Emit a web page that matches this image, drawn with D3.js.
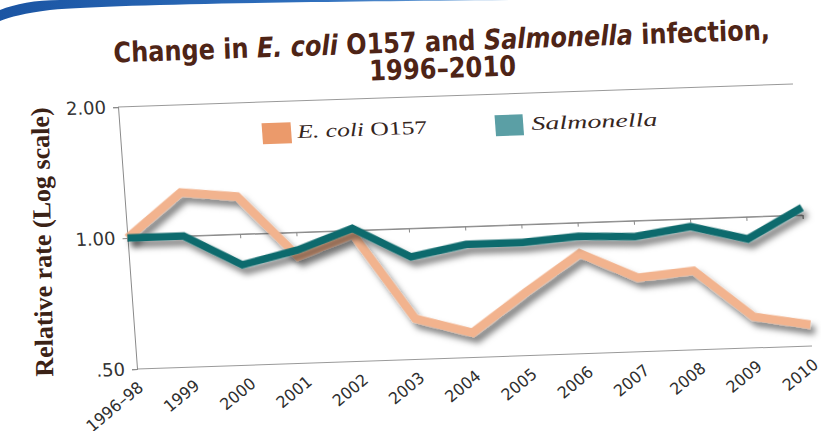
<!DOCTYPE html>
<html>
<head>
<meta charset="utf-8">
<script src="https://cdn.jsdelivr.net/npm/d3@7"></script>
<style>
  body { margin: 0; background: #fff; }
  svg { display: block; }
</style>
</head>
<body>
<div class="chart"></div>
<script>
// data
var categories = ["1996–98", "1999", "2000", "2001", "2002", "2003", "2004",
  "2005", "2006", "2007", "2008", "2009", "2010"];
var ecoliValues = [1.00, 1.26, 1.22, 0.88, 0.98, 0.62, 0.57, 0.70, 0.85, 0.74, 0.76, 0.59, 0.56];
var salmonellaValues = [1.00, 1.00, 0.85, 0.91, 1.01, 0.86, 0.91, 0.91, 0.93, 0.92, 0.96, 0.89, 1.04];
var yTickValues = [0.5, 1, 2];
var yTickLabels = [".50", "1.00", "2.00"];

var svgWidth = 821, svgHeight = 431;
var width = 675, height = 262;

var brown = "#4e2416";

var svg = d3.select(".chart")
  .append("svg")
  .attr("width", svgWidth)
  .attr("height", svgHeight);

var defs = svg.append("defs");

var shadow = defs.append("filter")
  .attr("id", "shadow")
  .attr("x", "-10%").attr("y", "-30%")
  .attr("width", "125%").attr("height", "170%");
shadow.append("feDropShadow")
  .attr("dx", 4).attr("dy", 6)
  .attr("stdDeviation", 3)
  .attr("flood-color", "#000")
  .attr("flood-opacity", 0.5);

var blue = defs.append("linearGradient").attr("id", "blue");
blue.append("stop").attr("offset", "0%").attr("stop-color", "#1b55a3");
blue.append("stop").attr("offset", "60%").attr("stop-color", "#2f6fbd");
blue.append("stop").attr("offset", "100%").attr("stop-color", "#7fb0e0");

// slide border swoosh, top left
svg.append("path")
  .attr("d", "M0,10 C15,4 35,0 60,0 L520,0 C300,2 120,4 50,10 C25,13 10,17 0,21 Z")
  .attr("fill", "url(#blue)");

// squeeze a text to a given width
function fitWidth(sel, w) {
  var len = sel.node().getComputedTextLength();
  var t = sel.attr("transform") || "";
  sel.attr("transform", t + " scale(" + (w / len) + ",1)");
}

// title
var title = svg.append("g")
  .attr("transform", "translate(442,51) rotate(-2)")
  .attr("fill", brown)
  .style("font-family", "'Liberation Sans Narrow', 'DejaVu Sans Condensed', 'DejaVu Sans', sans-serif")
  .style("font-stretch", "condensed")
  .style("font-weight", "bold")
  .style("font-size", "28px")
  .attr("text-anchor", "middle");

var t1 = title.append("text");
t1.append("tspan").text("Change in ");
t1.append("tspan").style("font-style", "italic").text("E. coli");
t1.append("tspan").text(" O157 and ");
t1.append("tspan").style("font-style", "italic").text("Salmonella");
t1.append("tspan").text(" infection,");
fitWidth(t1, 657);

var t2 = title.append("text").attr("x", 0).attr("y", 27).text("1996–2010");
fitWidth(t2, 147);

// y axis title
svg.append("text")
  .attr("transform", "translate(51,242) rotate(-91)")
  .attr("text-anchor", "middle")
  .attr("fill", "#3b2216")
  .style("font-family", "'Liberation Serif', serif")
  .style("font-weight", "bold")
  .style("font-size", "26px")
  .text("Relative rate (Log scale)");

// the plot is photographed at a slant
var chartGroup = svg.append("g")
  .attr("transform", "matrix(1,-0.0341,0.0725,1,118,107)");

var xScale = d3.scalePoint().domain(categories).range([0, width]);
var yScale = d3.scaleLog().domain([0.5, 2]).range([height, 0]);

// gridlines
chartGroup.append("g").selectAll("line")
  .data(yTickValues)
  .enter()
  .append("line")
  .attr("x1", 0).attr("x2", width)
  .attr("y1", d => yScale(d)).attr("y2", d => yScale(d))
  .attr("stroke", "#9a9a9a")
  .attr("stroke-width", 1);

// category axis crosses at 1.00
var midAxis = chartGroup.append("g")
  .attr("transform", `translate(0, ${yScale(1)})`)
  .call(d3.axisBottom(xScale).tickSize(4).tickFormat(() => ""));
midAxis.select(".domain").attr("stroke", "#8a8a8a");
midAxis.selectAll(".tick line").attr("stroke", "#8a8a8a");

// category labels along the bottom
var labelAxis = chartGroup.append("g")
  .attr("transform", `translate(0, ${height})`)
  .call(d3.axisBottom(xScale).tickSize(0));
labelAxis.select(".domain").remove();
labelAxis.selectAll("text")
  .attr("x", 0).attr("y", 0).attr("dy", "0.35em")
  .attr("text-anchor", "end")
  .attr("transform", "translate(2,16) rotate(-37)")
  .attr("fill", "#2e2e2e")
  .style("font-family", "'DejaVu Sans', sans-serif")
  .style("font-size", "16px");

// value axis
var yAxis = chartGroup.append("g")
  .call(d3.axisLeft(yScale)
    .tickValues(yTickValues)
    .tickFormat((d, i) => yTickLabels[i])
    .tickSize(5)
    .tickPadding(7));
yAxis.select(".domain").attr("stroke", "#8a8a8a");
yAxis.selectAll(".tick line").attr("stroke", "#8a8a8a");
yAxis.selectAll("text")
  .attr("fill", "#333")
  .style("font-family", "'DejaVu Sans', sans-serif")
  .style("font-size", "18px");

// lines
var line = d3.line()
  .x((d, i) => xScale(categories[i]))
  .y(d => yScale(d));

chartGroup.append("path")
  .data([ecoliValues])
  .attr("d", line)
  .attr("fill", "none")
  .attr("stroke", "#f2b38e")
  .attr("stroke-width", 8.5)
  .attr("stroke-linejoin", "miter")
  .attr("filter", "url(#shadow)");

chartGroup.append("path")
  .data([salmonellaValues])
  .attr("d", line)
  .attr("fill", "none")
  .attr("stroke", "#0f6b6d")
  .attr("stroke-width", 7.5)
  .attr("stroke-linejoin", "miter")
  .attr("filter", "url(#shadow)");

// legend
chartGroup.append("rect")
  .attr("x", 142).attr("y", 21).attr("width", 29).attr("height", 21)
  .attr("fill", "#eb9a6b");
chartGroup.append("rect")
  .attr("x", 375).attr("y", 21).attr("width", 28).attr("height", 21)
  .attr("fill", "#5b9fa5");

var legendFont = "'Liberation Serif', 'DejaVu Serif', serif";
var l1 = chartGroup.append("text")
  .attr("transform", "translate(177,37)")
  .attr("fill", "#35261e")
  .style("font-family", legendFont)
  .style("font-size", "19px");
l1.append("tspan").style("font-style", "italic").text("E. coli");
l1.append("tspan").text(" O157");
fitWidth(l1, 130);

var l2 = chartGroup.append("text")
  .attr("transform", "translate(411,37)")
  .attr("fill", "#35261e")
  .style("font-family", legendFont)
  .style("font-style", "italic")
  .style("font-size", "19px")
  .text("Salmonella");
fitWidth(l2, 126);
</script>
</body>
</html>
++++++++++
**Given instruction**
Omit every picture while copying the listing above exactly.

**Reply**
Emit a web page that matches this image, drawn with D3.js.
<!DOCTYPE html>
<html>
<head>
<meta charset="utf-8">
<script src="https://cdn.jsdelivr.net/npm/d3@7"></script>
<style>
  body { margin: 0; background: #fff; }
  svg { display: block; }
</style>
</head>
<body>
<div class="chart"></div>
<script>
// data
var categories = ["1996–98", "1999", "2000", "2001", "2002", "2003", "2004",
  "2005", "2006", "2007", "2008", "2009", "2010"];
var ecoliValues = [1.00, 1.26, 1.22, 0.88, 0.98, 0.62, 0.57, 0.70, 0.85, 0.74, 0.76, 0.59, 0.56];
var salmonellaValues = [1.00, 1.00, 0.85, 0.91, 1.01, 0.86, 0.91, 0.91, 0.93, 0.92, 0.96, 0.89, 1.04];
var yTickValues = [0.5, 1, 2];
var yTickLabels = [".50", "1.00", "2.00"];

var svgWidth = 821, svgHeight = 431;
var width = 675, height = 262;

var brown = "#4e2416";

var svg = d3.select(".chart")
  .append("svg")
  .attr("width", svgWidth)
  .attr("height", svgHeight);

var defs = svg.append("defs");

var shadow = defs.append("filter")
  .attr("id", "shadow")
  .attr("x", "-10%").attr("y", "-30%")
  .attr("width", "125%").attr("height", "170%");
shadow.append("feDropShadow")
  .attr("dx", 4).attr("dy", 6)
  .attr("stdDeviation", 3)
  .attr("flood-color", "#000")
  .attr("flood-opacity", 0.5);

var blue = defs.append("linearGradient").attr("id", "blue");
blue.append("stop").attr("offset", "0%").attr("stop-color", "#1b55a3");
blue.append("stop").attr("offset", "60%").attr("stop-color", "#2f6fbd");
blue.append("stop").attr("offset", "100%").attr("stop-color", "#7fb0e0");

// slide border swoosh, top left
svg.append("path")
  .attr("d", "M0,10 C15,4 35,0 60,0 L520,0 C300,2 120,4 50,10 C25,13 10,17 0,21 Z")
  .attr("fill", "url(#blue)");

// squeeze a text to a given width
function fitWidth(sel, w) {
  var len = sel.node().getComputedTextLength();
  var t = sel.attr("transform") || "";
  sel.attr("transform", t + " scale(" + (w / len) + ",1)");
}

// title
var title = svg.append("g")
  .attr("transform", "translate(442,51) rotate(-2)")
  .attr("fill", brown)
  .style("font-family", "'Liberation Sans Narrow', 'DejaVu Sans Condensed', 'DejaVu Sans', sans-serif")
  .style("font-stretch", "condensed")
  .style("font-weight", "bold")
  .style("font-size", "28px")
  .attr("text-anchor", "middle");

var t1 = title.append("text");
t1.append("tspan").text("Change in ");
t1.append("tspan").style("font-style", "italic").text("E. coli");
t1.append("tspan").text(" O157 and ");
t1.append("tspan").style("font-style", "italic").text("Salmonella");
t1.append("tspan").text(" infection,");
fitWidth(t1, 657);

var t2 = title.append("text").attr("x", 0).attr("y", 27).text("1996–2010");
fitWidth(t2, 147);

// y axis title
svg.append("text")
  .attr("transform", "translate(51,242) rotate(-91)")
  .attr("text-anchor", "middle")
  .attr("fill", "#3b2216")
  .style("font-family", "'Liberation Serif', serif")
  .style("font-weight", "bold")
  .style("font-size", "26px")
  .text("Relative rate (Log scale)");

// the plot is photographed at a slant
var chartGroup = svg.append("g")
  .attr("transform", "matrix(1,-0.0341,0.0725,1,118,107)");

var xScale = d3.scalePoint().domain(categories).range([0, width]);
var yScale = d3.scaleLog().domain([0.5, 2]).range([height, 0]);

// gridlines
chartGroup.append("g").selectAll("line")
  .data(yTickValues)
  .enter()
  .append("line")
  .attr("x1", 0).attr("x2", width)
  .attr("y1", d => yScale(d)).attr("y2", d => yScale(d))
  .attr("stroke", "#9a9a9a")
  .attr("stroke-width", 1);

// category axis crosses at 1.00
var midAxis = chartGroup.append("g")
  .attr("transform", `translate(0, ${yScale(1)})`)
  .call(d3.axisBottom(xScale).tickSize(4).tickFormat(() => ""));
midAxis.select(".domain").attr("stroke", "#8a8a8a");
midAxis.selectAll(".tick line").attr("stroke", "#8a8a8a");

// category labels along the bottom
var labelAxis = chartGroup.append("g")
  .attr("transform", `translate(0, ${height})`)
  .call(d3.axisBottom(xScale).tickSize(0));
labelAxis.select(".domain").remove();
labelAxis.selectAll("text")
  .attr("x", 0).attr("y", 0).attr("dy", "0.35em")
  .attr("text-anchor", "end")
  .attr("transform", "translate(2,16) rotate(-37)")
  .attr("fill", "#2e2e2e")
  .style("font-family", "'DejaVu Sans', sans-serif")
  .style("font-size", "16px");

// value axis
var yAxis = chartGroup.append("g")
  .call(d3.axisLeft(yScale)
    .tickValues(yTickValues)
    .tickFormat((d, i) => yTickLabels[i])
    .tickSize(5)
    .tickPadding(7));
yAxis.select(".domain").attr("stroke", "#8a8a8a");
yAxis.selectAll(".tick line").attr("stroke", "#8a8a8a");
yAxis.selectAll("text")
  .attr("fill", "#333")
  .style("font-family", "'DejaVu Sans', sans-serif")
  .style("font-size", "18px");

// lines
var line = d3.line()
  .x((d, i) => xScale(categories[i]))
  .y(d => yScale(d));

chartGroup.append("path")
  .data([ecoliValues])
  .attr("d", line)
  .attr("fill", "none")
  .attr("stroke", "#f2b38e")
  .attr("stroke-width", 8.5)
  .attr("stroke-linejoin", "miter")
  .attr("filter", "url(#shadow)");

chartGroup.append("path")
  .data([salmonellaValues])
  .attr("d", line)
  .attr("fill", "none")
  .attr("stroke", "#0f6b6d")
  .attr("stroke-width", 7.5)
  .attr("stroke-linejoin", "miter")
  .attr("filter", "url(#shadow)");

// legend
chartGroup.append("rect")
  .attr("x", 142).attr("y", 21).attr("width", 29).attr("height", 21)
  .attr("fill", "#eb9a6b");
chartGroup.append("rect")
  .attr("x", 375).attr("y", 21).attr("width", 28).attr("height", 21)
  .attr("fill", "#5b9fa5");

var legendFont = "'Liberation Serif', 'DejaVu Serif', serif";
var l1 = chartGroup.append("text")
  .attr("transform", "translate(177,37)")
  .attr("fill", "#35261e")
  .style("font-family", legendFont)
  .style("font-size", "19px");
l1.append("tspan").style("font-style", "italic").text("E. coli");
l1.append("tspan").text(" O157");
fitWidth(l1, 130);

var l2 = chartGroup.append("text")
  .attr("transform", "translate(411,37)")
  .attr("fill", "#35261e")
  .style("font-family", legendFont)
  .style("font-style", "italic")
  .style("font-size", "19px")
  .text("Salmonella");
fitWidth(l2, 126);
</script>
</body>
</html>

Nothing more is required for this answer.